Prophylactic Decellularized Adipose Matrix Treatment Mitigates Development of Radiation-Induced Cutaneous Fibrosis.

INTRODUCTION

Radiation therapy is an effective and common cancer therapy, but it often results in the formation of radiation-induced fibrosis (RIF). RIF of the skin manifests as symptoms including erythema, ulceration, hypovascularity, and poor wound healing. Subdermal injection of decellularized adipose matrix (DAM) has been studied as a potential means of correcting volumetric deficiencies while imparting regenerative effects to the overlying skin in patients with cutaneous RIF.

METHODS

DAM was injected subdermally to the flank region of adult C57BL/6J mice and irradiation was then applied to this area. Irradiated mice were given 4 weeks after completion of the irradiation protocol to allow for development of chronic RIF. Magnetic resonance imaging studies were performed throughout the recovery interval to monitor volume retention of the product. Longitudinal laser Doppler studies were used to follow perfusion. After experimental completion, flank skin was harvested and underwent histological and biomechanical evaluation.

RESULTS

Histological staining with hematoxylin and eosin, Masson's trichrome, and picrosirius red stains demonstrated that irradiated skin architecture more closely resembled normal skin across measures of dermal thickness, collagen density, and collagen organization when DAM was injected prophylactically.

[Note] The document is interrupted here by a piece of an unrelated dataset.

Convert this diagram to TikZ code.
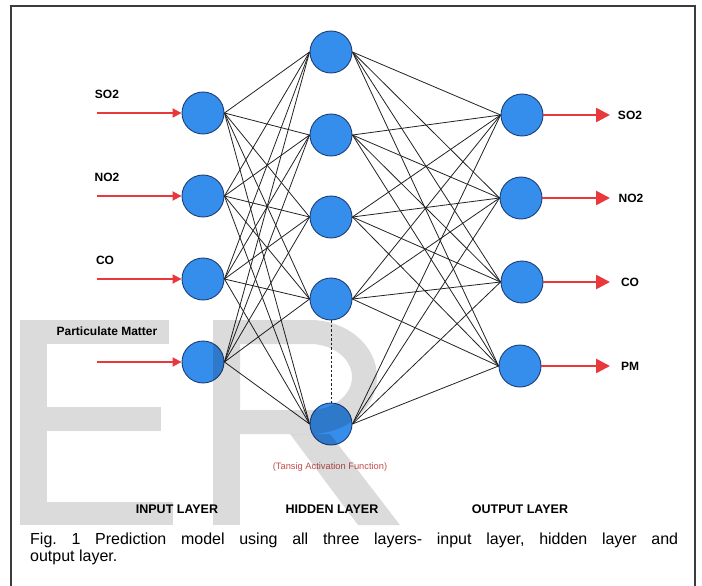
\documentclass[tikz,border=0pt]{standalone}
\usepackage{fontspec}
\setmainfont{Liberation Sans}
\usetikzlibrary{arrows.meta}
\definecolor{nodeblue}{RGB}{54,142,236}
\definecolor{nodeedge}{RGB}{28,62,120}
\definecolor{arrowred}{RGB}{232,56,60}
\definecolor{tanred}{RGB}{195,78,78}
\definecolor{framegray}{RGB}{60,60,60}
\frenchspacing
\tikzset{
  neuron/.style={circle, minimum size=42pt, inner sep=0pt, fill=nodeblue, draw=nodeedge, line width=0.9pt},
  link/.style={line width=0.8pt, draw={rgb,255:red,35;green,35;blue,35}},
  inarrow/.style={line width=1.8pt, arrowred, -{Triangle[length=9pt,width=9pt]}},
  outarrow/.style={line width=2.6pt, arrowred, -{Triangle[length=14pt,width=14pt]}},
  lbl/.style={font=\fontsize{12}{14}\selectfont\bfseries, inner sep=0pt},
  layerlbl/.style={font=\fontsize{12.5}{14}\selectfont\bfseries, inner sep=0pt},
  wm/.style={fill=black, fill opacity=0.14, draw=none}
}
\begin{document}
\begin{tikzpicture}[x=1pt, y=-1pt]
\useasboundingbox (0,0) rectangle (702,586);
\fill[white] (0,0) rectangle (702,586);
% frame (bottom edge lies outside the picture)
\draw[framegray, line width=1.3pt] (11,590) -- (11,6) -- (695,6) -- (695,590);

% input layer
\node[neuron] (i1) at (203,113) {};
\node[neuron] (i2) at (203,196) {};
\node[neuron] (i3) at (203,279) {};
\node[neuron] (i4) at (203,362) {};
% hidden layer
\node[neuron] (h1) at (331,52) {};
\node[neuron] (h2) at (331,135) {};
\node[neuron] (h3) at (331,217) {};
\node[neuron] (h4) at (331,299) {};
\node[neuron] (h5) at (331,424) {};
% output layer
\node[neuron] (o1) at (522,115) {};
\node[neuron] (o2) at (521,198) {};
\node[neuron] (o3) at (522,282) {};
\node[neuron] (o4) at (520,366) {};

% connections
\foreach \i in {1,...,4}{
  \foreach \h in {1,...,5}{
    \draw[link] (i\i.east) -- (h\h.west);
  }
}
\foreach \h in {1,...,5}{
  \foreach \o in {1,...,4}{
    \draw[link] (h\h.east) -- (o\o.west);
  }
}
\draw[link, dashed, dash pattern=on 2.5pt off 2pt] (h4.south) -- (h5.north);

% input arrows
\coordinate (ia1) at (97,113);
\coordinate (ia2) at (97,196);
\coordinate (ia3) at (97,279);
\coordinate (ia4) at (97,362);
\foreach \k in {1,...,4}{ \draw[inarrow] (ia\k) -- (i\k.west); }

% output arrows
\coordinate (oa1) at (610,115);
\coordinate (oa2) at (610,198);
\coordinate (oa3) at (610,282);
\coordinate (oa4) at (610,366);
\foreach \k in {1,...,4}{ \draw[outarrow] (o\k.east) -- (oa\k); }

% input labels
\node[lbl] (lin1) at (107,94) {SO2};
\node[lbl] (lin2) at (107,177) {NO2};
\node[lbl] (lin3) at (105,260) {CO};
\node[lbl] (lin4) at (107,331) {Particulate Matter};
% output labels
\node[lbl] (lout1) at (630,115) {SO2};
\node[lbl] (lout2) at (631,198) {NO2};
\node[lbl] (lout3) at (630,282) {CO};
\node[lbl] (lout4) at (630,366) {PM};

% activation note
\node[inner sep=0pt, text=tanred, font=\fontsize{9.3}{11}\selectfont] (tansig) at (330,467) {(Tansig Activation Function)};

% layer labels
\node[layerlbl] (linput) at (177,509) {INPUT LAYER};
\node[layerlbl] (lhidden) at (332,509) {HIDDEN LAYER};
\node[layerlbl] (loutput) at (520,509) {OUTPUT LAYER};

% caption
\node[anchor=north west, inner sep=0pt, text width=648pt, align=justify,
      font=\fontsize{16}{17}\selectfont] (caption) at (30,533)
  {Fig. 1 Prediction model using all three layers- input layer, hidden layer and\linebreak output layer.};

% watermark "ER"
\path[wm] (20,320) rectangle (47,525);
\path[wm] (47,320) rectangle (169,344);
\path[wm] (47,407) rectangle (161,431);
\path[wm] (47,502) rectangle (173,525);
\path[wm] (213,320) rectangle (240,525);
\path[wm, even odd rule] (240,320) -- (310,320)
   arc[start angle=90, end angle=-90, x radius=67pt, y radius=57pt] -- (240,434) -- cycle
   (240,344) -- (310,344)
   arc[start angle=90, end angle=-90, x radius=42pt, y radius=33pt] -- (240,410) -- cycle;
\path[wm] (290,434) -- (330,434) -- (400,525) -- (358,525) -- cycle;
\end{tikzpicture}
\end{document}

Magnetic resonance imaging revealed that DAM volume retention decreased over time. Laser Doppler demonstrated improved perfusion of irradiated skin with prior DAM injection. Finally, biomechanical testing demonstrated that prophylactic DAM administration resulted in reduced skin stiffness compared to irradiated skin without DAM.

CONCLUSIONS

This study reveals the therapeutic potential of prophylactic DAM treatment to prevent formation of RIF in skin. Our findings demonstrate that injected DAM volume is largely retained following irradiation and results in overlying skin retaining histologic and biomechanical characteristics of normal nonirradiated skin.